Not really. A third party pays for routine procedures in single-payer systems and yet the prices are far lower than ours. Anyway, this takes us back to the first point I made on this page, which is that the dividing line between “routine” and non-routine is unclear.
It’s no more unclear than your homeowner’s insurance. Your homeowner’s insurance doesn’t cover light bulbs and a/c filters. You know you will need them. It does cover fire damage because that is an unknown that most people can’t afford to pay out of pocket.
Then you have big ticket items like central heat and a/c. Some people get warranties (like insurance) on those. Some save to pay for when it breaks down. Some people go into debt when they break down. Some people move often enough to where they never have to replace a unit.
Just like health care.
Only it would be like if in the homeowner’s example, we paid for poor people who couldn’t afford new central heat in the winter time. And we also paid for people who refused to buy warranties that could afford the warranty payments. We recognize that this is a problem. However, instead of correcting the problem, and requiring those that can afford it to make catastrophic payments, we mandate that all homeowners buy insurance that requires an electrician to come in a replace a light bulb free of charge.
It’s a basic insurance principle: You can only insure against fortuitous events. If you KNOW that you are going to get into an accident tonight that is your fault, you will beef up your insurance coverage. The whole system fails.

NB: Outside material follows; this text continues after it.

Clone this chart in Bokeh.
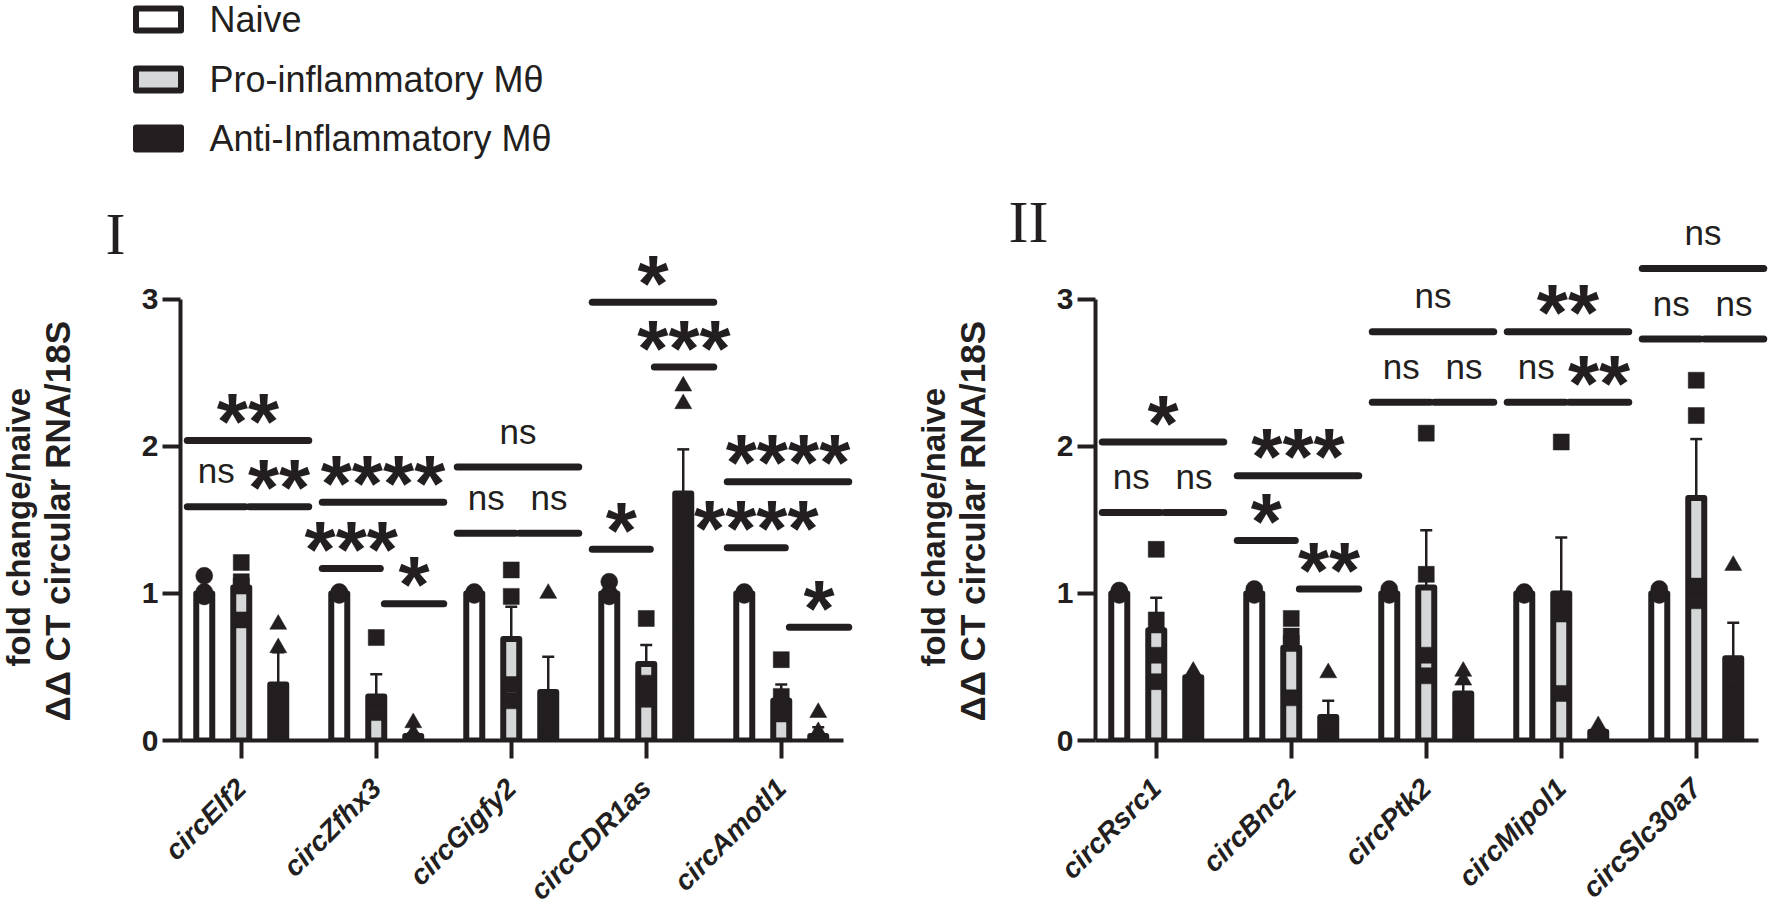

Just like you KNOW that you will need doctor visits and prescription medicine. If you try to insure against that, you will pay full cost, plus insurance (or government bureaucracy in single payer systems) overhead expenses, because that’s exactly what the third party expenses are.
And you can’t compare other countries to the United States. It is well-settled that drug manufacturers sell drugs at a discount to countries like Canada and the UK and at a huge discount to developing countries. So much so that a recurring debate is when the government tries to buy prescription drugs BACK from Canada because they’ve purchased them at a government mandated discount.
Drug manufacturers are able to do this because they can make profits off of the free market U.S. system. You don’t like drug manufacturers and their profits? Then you won’t like the new meds that might save your life, or the new erection pill that improves the quality of your sex life. If the money isn’t there, it won’t be created.
So, in my fiefdom, insurance would be divorced from employment entirely. No reason for me to get fired and have to lose my house or car insurance. The routine health care items of life like doctor visits and prescriptions should be paid out of pocket, open to the free market with prices being advertised and negotiated. Drug laws should be largely reformed so that I don’t have to go to the doctor for a medicine I know I need. If I know how to rewire the kitchen light switch, I don’t need to call an electrician; I can do it myself.
Only for the unexpected should we risk pool our money. And as harsh as it is to say, there has to be some kind of cost control at the upper end (don’t ask me how to implement it). I know that it is human life we are talking about, but we shouldn’t be spending tens of thousands in medical care for a 100 year old to get a pacemaker, anymore than you would spend tens of thousands to fix an old wrecked car.
And yes, I know that human life does not equal cars, but there has to be a limit because money has a limit. Will that mean that rich people get better care? Of course. They also have larger houses, nicer cars, eat better food, and take nicer vacations than me. It sucks, but that’s life.